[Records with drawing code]
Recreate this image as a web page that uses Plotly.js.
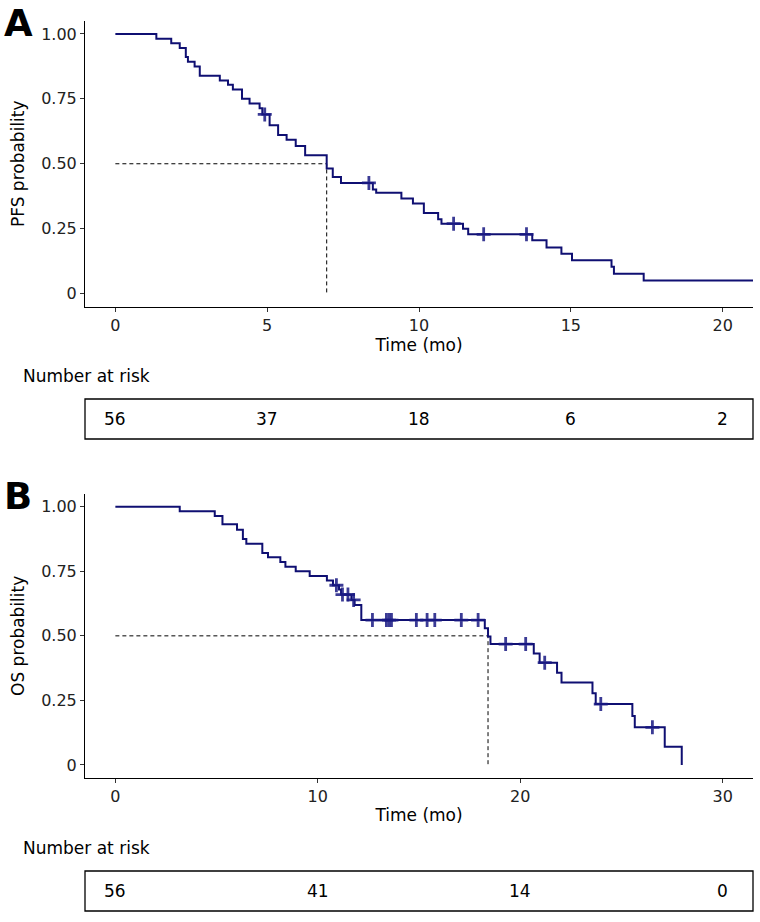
<!DOCTYPE html>
<html>
<head>
<meta charset="utf-8">
<script src="https://cdn.plot.ly/plotly-3.0.1.min.js"></script>
<style>html,body{margin:0;padding:0;background:#fff;}#chart{width:760px;height:922px;}</style>
</head>
<body>
<div id="chart"></div>
<script>
// ---- Panel A: progression-free survival (Kaplan-Meier steps) ----
const pfsTime = [0, 1.35, 1.84, 2.12, 2.32, 2.39, 2.61, 2.78, 3.44, 3.71, 3.87, 4.17, 4.42, 4.75, 4.84, 5.08, 5.36, 5.64, 5.94, 6.25, 6.96, 7.16, 7.43, 8.48, 8.59, 9.42, 9.80, 10.16, 10.63, 10.74, 11.45, 11.62, 13.73, 14.20, 14.69, 15.04, 16.34, 16.42, 17.40, 21.0];
const pfsSurv = [1, 0.982, 0.964, 0.946, 0.911, 0.893, 0.875, 0.839, 0.821, 0.804, 0.786, 0.750, 0.732, 0.714, 0.690, 0.648, 0.611, 0.592, 0.568, 0.533, 0.482, 0.449, 0.426, 0.401, 0.388, 0.366, 0.347, 0.310, 0.286, 0.269, 0.250, 0.228, 0.205, 0.177, 0.153, 0.128, 0.103, 0.076, 0.050, 0.050];
const pfsCensorTime = [4.92, 8.35, 11.14, 12.13, 13.54];
const pfsCensorSurv = [0.690, 0.426, 0.269, 0.228, 0.228];
const pfsMedian = 6.96;
const pfsRiskTimes = [0, 5, 10, 15, 20];
const pfsRisk = [56, 37, 18, 6, 2];
const pfsTicks = [0, 5, 10, 15, 20];

// ---- Panel B: overall survival ----
const osTime = [0, 3.18, 4.91, 5.29, 6.01, 6.30, 6.47, 7.26, 7.54, 8.15, 8.40, 8.91, 9.60, 10.45, 10.75, 11.05, 11.15, 11.66, 11.82, 12.15, 18.25, 18.41, 18.53, 20.67, 20.96, 21.82, 22.04, 23.57, 23.73, 25.54, 25.66, 27.14, 27.98];
const osSurv = [1, 0.982, 0.964, 0.932, 0.911, 0.875, 0.857, 0.821, 0.804, 0.786, 0.768, 0.750, 0.732, 0.714, 0.696, 0.679, 0.660, 0.639, 0.619, 0.561, 0.529, 0.497, 0.468, 0.432, 0.396, 0.357, 0.319, 0.278, 0.236, 0.190, 0.146, 0.071, 0];
const osCensorTime = [10.92, 11.22, 11.49, 11.77, 12.70, 13.39, 13.52, 13.64, 14.87, 15.40, 15.78, 17.09, 17.92, 19.28, 20.27, 21.21, 23.98, 26.53];
const osCensorSurv = [0.696, 0.660, 0.660, 0.639, 0.561, 0.561, 0.561, 0.561, 0.561, 0.561, 0.561, 0.561, 0.561, 0.468, 0.468, 0.396, 0.236, 0.146];
const osMedian = 18.41;
const osRiskTimes = [0, 10, 20, 30];
const osRisk = [56, 41, 14, 0];
const osTicks = [0, 10, 20, 30];

// ---- shared tick labels ----
const probTicks = [0, 0.25, 0.5, 0.75, 1];
const probTickText = ['0', '0.25', '0.50', '0.75', '1.00'];

const FONT = 'DejaVu Sans, Liberation Sans, Arial, sans-serif';
const LINE = '#0f0f72';
const CENS = 'rgba(25,25,130,0.85)';
const W = 760, H = 922, ML = 85, MR = 7;
const py = p => 1 - p / H; // pixel row -> paper y

function km(x, y, xa, ya) {
  return {x: x, y: y, xaxis: xa, yaxis: ya, type: 'scatter', mode: 'lines',
    line: {shape: 'hv', color: LINE, width: 2}, hoverinfo: 'skip', showlegend: false};
}
function cens(x, y, xa, ya) {
  return {x: x, y: y, xaxis: xa, yaxis: ya, type: 'scatter', mode: 'markers',
    marker: {symbol: 'cross-thin', size: 10, line: {color: CENS, width: 2.8}},
    hoverinfo: 'skip', showlegend: false};
}
function med(m, xa, ya) {
  return {x: [0, m, m], y: [0.5, 0.5, 0], xaxis: xa, yaxis: ya, type: 'scatter', mode: 'lines',
    line: {color: '#000', width: 1, dash: '4px,3px'}, hoverinfo: 'skip', showlegend: false};
}

const traces = [
  med(pfsMedian, 'x', 'y'), km(pfsTime, pfsSurv, 'x', 'y'), cens(pfsCensorTime, pfsCensorSurv, 'x', 'y'),
  med(osMedian, 'x2', 'y2'), km(osTime, osSurv, 'x2', 'y2'), cens(osCensorTime, osCensorSurv, 'x2', 'y2')
];

function xax(range, ticks, anchor) {
  return {domain: [0, 1], anchor: anchor, range: range, tickvals: ticks,
    showline: true, linecolor: '#000', linewidth: 1, mirror: false,
    ticks: 'outside', ticklen: 4, tickcolor: '#333', tickwidth: 1,
    tickfont: {family: FONT, size: 16, color: '#222'},
    showgrid: false, zeroline: false, fixedrange: true,
    title: {text: 'Time (mo)', font: {family: FONT, size: 17, color: '#000'}, standoff: 4}};
}
function yax(domain, title, anchor) {
  return {domain: domain, anchor: anchor, range: [-0.05, 1.05], tickvals: probTicks, ticktext: probTickText,
    showline: true, linecolor: '#000', linewidth: 1,
    ticks: 'outside', ticklen: 4, tickcolor: '#333', tickwidth: 1,
    tickfont: {family: FONT, size: 16, color: '#222'},
    showgrid: false, zeroline: false, fixedrange: true,
    title: {text: title, font: {family: FONT, size: 17, color: '#000'}, standoff: 12}};
}

const annotations = [];
const shapes = [];
function riskTable(times, vals, xref, textY, boxTop, boxBot) {
  annotations.push({xref: 'paper', yref: 'paper', x: (21 - ML) / (W - ML - MR), y: py(textY),
    xanchor: 'left', yanchor: 'middle', text: 'Number at risk', showarrow: false,
    font: {family: FONT, size: 17, color: '#000'}});
  shapes.push({type: 'rect', xref: 'paper', yref: 'paper', x0: 0, x1: 1, y0: py(boxBot), y1: py(boxTop),
    line: {color: '#000', width: 1.3}, fillcolor: 'rgba(0,0,0,0)'});
  times.forEach((t, i) => annotations.push({xref: xref, yref: 'paper', x: t, y: py((boxTop + boxBot) / 2),
    xanchor: 'center', yanchor: 'middle', text: String(vals[i]), showarrow: false,
    font: {family: FONT, size: 17, color: '#000'}}));
}
riskTable(pfsRiskTimes, pfsRisk, 'x', 375.5, 399, 439);
riskTable(osRiskTimes, osRisk, 'x2', 848, 871, 911);

[['A', 0], ['B', 472.8]].forEach(([lab, yy]) => annotations.push({xref: 'paper', yref: 'paper',
  x: (2 - ML) / (W - ML - MR), y: py(yy), xanchor: 'left', yanchor: 'top',
  text: '<b>' + lab + '</b>', showarrow: false, font: {family: FONT, size: 37, color: '#000'}}));

const layout = {
  width: W, height: H, margin: {l: ML, r: MR, t: 0, b: 0},
  paper_bgcolor: '#fff', plot_bgcolor: '#fff', showlegend: false,
  xaxis: xax([-1, 21], pfsTicks, 'y'),
  yaxis: yax([py(306.5), py(21)], 'PFS probability', 'x'),
  xaxis2: xax([-1.5, 31.5], osTicks, 'y2'),
  yaxis2: yax([py(777.9), py(493.8)], 'OS probability', 'x2'),
  annotations: annotations, shapes: shapes
};

Plotly.newPlot('chart', traces, layout, {displayModeBar: false, staticPlot: true});
</script>
</body>
</html>
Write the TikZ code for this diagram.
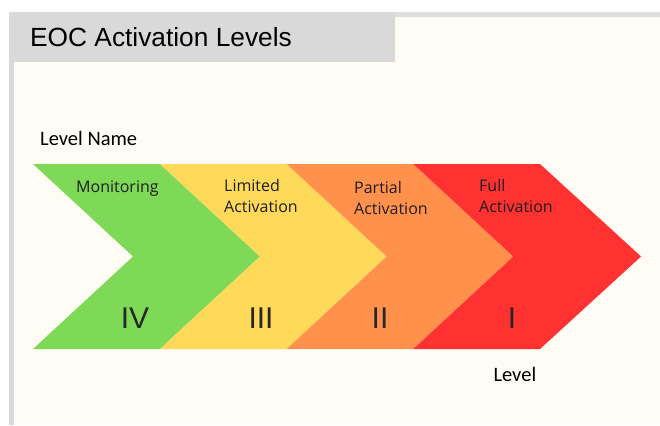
\documentclass[tikz,border=0pt]{standalone}
\usepackage{fontspec}
\setmainfont{Liberation Sans}
\newfontfamily\carlito{Carlito}
\newfontfamily\opensans{Open Sans}
\definecolor{cream}{HTML}{FEFCF4}
\definecolor{framegray}{HTML}{D9D9D9}
\definecolor{topgray}{HTML}{DEDEDE}
\definecolor{cgreen}{HTML}{7ED957}
\definecolor{cyellow}{HTML}{FFDA5A}
\definecolor{corange}{HTML}{FF914D}
\definecolor{cred}{HTML}{FF3131}
\definecolor{labeltext}{HTML}{1E1E1E}
\tikzset{
  lvlname/.style={anchor=base west, inner sep=0pt, font=\opensans\fontsize{16}{21}\selectfont, text=labeltext, align=left},
  numeral/.style={anchor=base, inner sep=0pt, font=\fontsize{30}{30}\selectfont, text=black!85},
  caption/.style={anchor=base west, inner sep=0pt, font=\carlito\fontsize{20.5}{24}\selectfont, text=black}
}
\begin{document}
\begin{tikzpicture}[x=1pt,y=-1pt]
\useasboundingbox (0,0) rectangle (660,425);
\fill[white] (0,0) rectangle (660,425);
% frame
\fill[topgray] (9,12) rectangle (660,17);
\fill[framegray] (9,12) rectangle (14,425);
\fill[cream] (14,17) rectangle (660,425);
\fill[framegray] (9,12) rectangle (395,62);
\node[anchor=base west, inner sep=0pt, font=\fontsize{26.3}{30}\selectfont] (title) at (30,46.7) {EOC Activation Levels};
% chevrons
\def\ytop{164}\def\ybot{349}\def\ymid{256.5}
\fill[cgreen]  (33,\ytop) -- (160,\ytop) -- (260,\ymid) -- (160,\ybot) -- (33,\ybot) -- (133,\ymid) -- cycle;
\fill[cyellow] (160,\ytop) -- (286.7,\ytop) -- (386.7,\ymid) -- (286.7,\ybot) -- (160,\ybot) -- (260,\ymid) -- cycle;
\fill[corange] (286.7,\ytop) -- (413.3,\ytop) -- (513.3,\ymid) -- (413.3,\ybot) -- (286.7,\ybot) -- (386.7,\ymid) -- cycle;
\fill[cred]    (413.3,\ytop) -- (540,\ytop) -- (641,\ymid) -- (540,\ybot) -- (413.3,\ybot) -- (513.3,\ymid) -- cycle;
% labels (multi-line nodes: base = last line)
\node[caption] (levelname) at (40,145.7) {Level Name};
\node[lvlname] (mon) at (76,192) {Monitoring};
\node[lvlname] (lim) at (224,212.7) {Limited\\Activation};
\node[lvlname] (par) at (354,214) {Partial\\Activation};
\node[lvlname] (ful) at (479,212.3) {Full\\Activation};
\node[numeral] (n4) at (135,328.3) {IV};
\node[numeral] (n3) at (261,328.3) {III};
\node[numeral] (n2) at (380,328.3) {II};
\node[numeral] (n1) at (512,328.3) {I};
\node[caption] (level) at (493.3,381.7) {Level};
\end{tikzpicture}
\end{document}
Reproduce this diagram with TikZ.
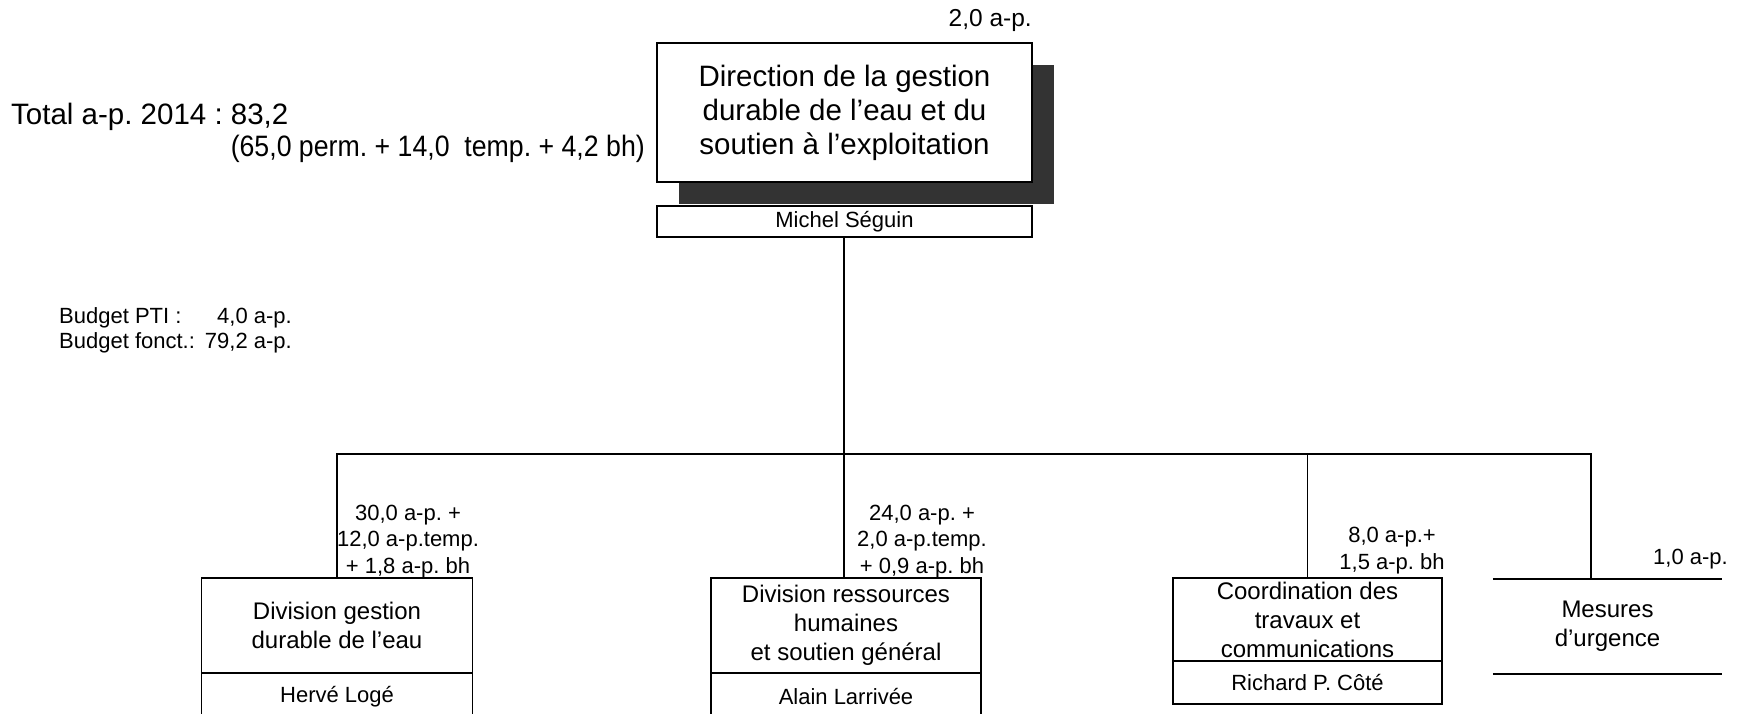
\documentclass[tikz,border=0pt]{standalone}
\usepackage{fontspec}
\usepackage{graphicx}
\setmainfont{Liberation Sans}
\frenchspacing
\definecolor{shadowgray}{HTML}{333333}
\tikzset{
  boxline/.style={line width=1.6pt},
  orgbox/.style={draw, boxline, fill=white, rectangle, inner sep=0pt, align=center},
  bigtxt/.style={font=\fontsize{29.5}{34}\selectfont\frenchspacing},
  midtxt/.style={font=\fontsize{24}{29}\selectfont\frenchspacing},
  smalltxt/.style={font=\fontsize{22}{26.5}\selectfont\frenchspacing},
  plain/.style={inner sep=0pt, align=center},
  conn/.style={boxline}
}
\begin{document}
\begin{tikzpicture}[x=1pt,y=-1pt]
\frenchspacing
\useasboundingbox (0,0) rectangle (1743,713);
\clip (0,0) rectangle (1743,713);

% top box with shadow
\node[fill=shadowgray, minimum width=375pt, minimum height=139pt, inner sep=0pt] (shadow) at (866.5,134.5) {};
\node[orgbox, bigtxt, minimum width=375pt, minimum height=139pt] (main) at (844.5,112.5)
  {Direction de la gestion\\durable de l’eau et du\\soutien à l’exploitation};
\node[orgbox, smalltxt, minimum width=375pt, minimum height=31pt] (michel) at (844.5,221.5) {Michel Séguin};
\node[plain, font=\fontsize{24.5}{29}\selectfont\frenchspacing, anchor=east] (dirap) at (1032,20) {2,0 a-p.};

% totals
\node[plain, bigtxt, anchor=west] (total) at (11,116.5) {Total a-p. 2014 : 83,2};
\node[plain, bigtxt, anchor=east] (detail) at (645,149) {\scalebox{0.905}[1]{(65,0 perm. + 14,0~ temp. + 4,2 bh)}};
\node[plain, smalltxt, anchor=west] (budpti) at (59,318) {Budget PTI :};
\node[plain, smalltxt, anchor=east] (budptiv) at (292,318) {4,0 a-p.};
\node[plain, smalltxt, anchor=west] (budfon) at (59,343) {Budget fonct.:};
\node[plain, smalltxt, anchor=east] (budfonv) at (292,343) {79,2 a-p.};

% division 1
\node[orgbox, midtxt, minimum width=271pt, minimum height=95pt] (d1) at (337,625.5)
  {Division gestion\\durable de l’eau};
\node[orgbox, smalltxt, minimum width=271pt, minimum height=47pt] (d1n) at (337,696.5) {Hervé Logé};
\node[plain, smalltxt] (d1ap) at (408,541.5) {30,0 a-p. +\\12,0 a-p.temp.\\+ 1,8 a-p. bh};

% division 2
\node[orgbox, midtxt, minimum width=270pt, minimum height=95pt] (d2) at (846,625.5)
  {Division ressources\\humaines\\et soutien général};
\node[orgbox, smalltxt, minimum width=270pt, minimum height=47pt] (d2n) at (846,696.5) {Alain Larrivée};
\node[plain, smalltxt] (d2ap) at (922,541.5) {24,0 a-p. +\\2,0 a-p.temp.\\+ 0,9 a-p. bh};

% coordination
\node[orgbox, midtxt, minimum width=269pt, minimum height=83pt] (d3) at (1307.5,619.5)
  {Coordination des\\travaux et\\communications};
\node[orgbox, smalltxt, minimum width=269pt, minimum height=43pt] (d3n) at (1307.5,682.5) {Richard P. Côté};
\node[plain, smalltxt] (d3ap) at (1392,550.5) {8,0 a-p.+\\1,5 a-p. bh};

% mesures d'urgence
\node[plain, midtxt, minimum width=229pt, minimum height=95pt] (mes) at (1607.5,626.5) {Mesures\\d’urgence};
\draw[conn] (mes.north west) -- (mes.north east);
\draw[conn] (mes.south west) -- (mes.south east);
\node[plain, smalltxt, anchor=east] (mesap) at (1728,559) {1,0 a-p.};
\coordinate (mestop) at (1591,579);

% connectors
\coordinate (bus) at (844,454);
\draw[conn] (michel.south -| bus) -- (bus);
\draw[conn] (d1.north) -- (d1.north |- bus) -- (mestop |- bus) -- (mestop);
\draw[conn] (bus) -- (bus |- d2.north);
\draw[conn] (d3.north) -- (d3.north |- bus);
\end{tikzpicture}
\end{document}
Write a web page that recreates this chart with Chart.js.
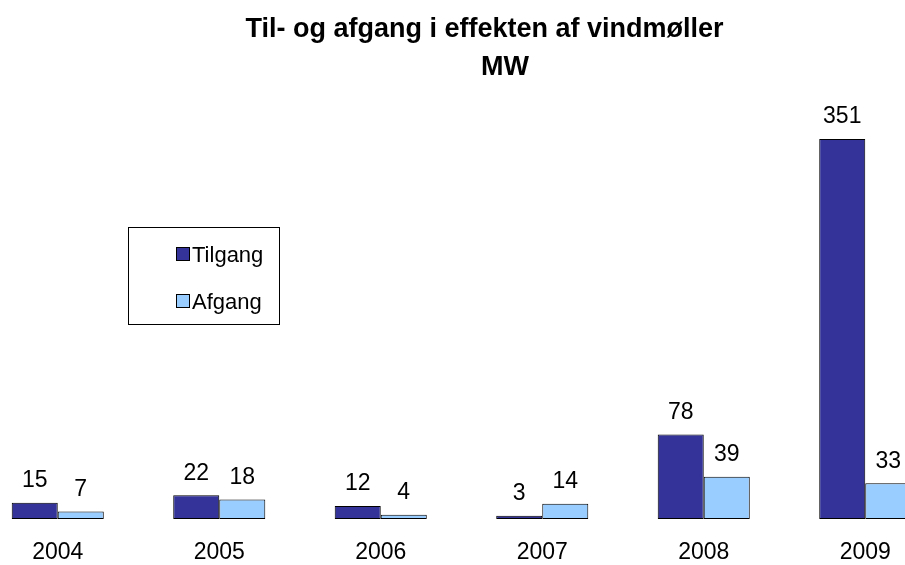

Work to be completed:
Write out exactly the opening lines of the data, stopping after the line that holds "const probTickText = ['0', '0.25', '0.50', '0.75', '1.00'];". Exclude pictures.

Correct result:
Recreate this image as a web page that uses Plotly.js.
<!DOCTYPE html>
<html>
<head>
<meta charset="utf-8">
<script src="https://cdn.plot.ly/plotly-3.0.1.min.js"></script>
<style>html,body{margin:0;padding:0;background:#fff;}#chart{width:760px;height:922px;}</style>
</head>
<body>
<div id="chart"></div>
<script>
// ---- Panel A: progression-free survival (Kaplan-Meier steps) ----
const pfsTime = [0, 1.35, 1.84, 2.12, 2.32, 2.39, 2.61, 2.78, 3.44, 3.71, 3.87, 4.17, 4.42, 4.75, 4.84, 5.08, 5.36, 5.64, 5.94, 6.25, 6.96, 7.16, 7.43, 8.48, 8.59, 9.42, 9.80, 10.16, 10.63, 10.74, 11.45, 11.62, 13.73, 14.20, 14.69, 15.04, 16.34, 16.42, 17.40, 21.0];
const pfsSurv = [1, 0.982, 0.964, 0.946, 0.911, 0.893, 0.875, 0.839, 0.821, 0.804, 0.786, 0.750, 0.732, 0.714, 0.690, 0.648, 0.611, 0.592, 0.568, 0.533, 0.482, 0.449, 0.426, 0.401, 0.388, 0.366, 0.347, 0.310, 0.286, 0.269, 0.250, 0.228, 0.205, 0.177, 0.153, 0.128, 0.103, 0.076, 0.050, 0.050];
const pfsCensorTime = [4.92, 8.35, 11.14, 12.13, 13.54];
const pfsCensorSurv = [0.690, 0.426, 0.269, 0.228, 0.228];
const pfsMedian = 6.96;
const pfsRiskTimes = [0, 5, 10, 15, 20];
const pfsRisk = [56, 37, 18, 6, 2];
const pfsTicks = [0, 5, 10, 15, 20];

// ---- Panel B: overall survival ----
const osTime = [0, 3.18, 4.91, 5.29, 6.01, 6.30, 6.47, 7.26, 7.54, 8.15, 8.40, 8.91, 9.60, 10.45, 10.75, 11.05, 11.15, 11.66, 11.82, 12.15, 18.25, 18.41, 18.53, 20.67, 20.96, 21.82, 22.04, 23.57, 23.73, 25.54, 25.66, 27.14, 27.98];
const osSurv = [1, 0.982, 0.964, 0.932, 0.911, 0.875, 0.857, 0.821, 0.804, 0.786, 0.768, 0.750, 0.732, 0.714, 0.696, 0.679, 0.660, 0.639, 0.619, 0.561, 0.529, 0.497, 0.468, 0.432, 0.396, 0.357, 0.319, 0.278, 0.236, 0.190, 0.146, 0.071, 0];
const osCensorTime = [10.92, 11.22, 11.49, 11.77, 12.70, 13.39, 13.52, 13.64, 14.87, 15.40, 15.78, 17.09, 17.92, 19.28, 20.27, 21.21, 23.98, 26.53];
const osCensorSurv = [0.696, 0.660, 0.660, 0.639, 0.561, 0.561, 0.561, 0.561, 0.561, 0.561, 0.561, 0.561, 0.561, 0.468, 0.468, 0.396, 0.236, 0.146];
const osMedian = 18.41;
const osRiskTimes = [0, 10, 20, 30];
const osRisk = [56, 41, 14, 0];
const osTicks = [0, 10, 20, 30];

// ---- shared tick labels ----
const probTicks = [0, 0.25, 0.5, 0.75, 1];
const probTickText = ['0', '0.25', '0.50', '0.75', '1.00'];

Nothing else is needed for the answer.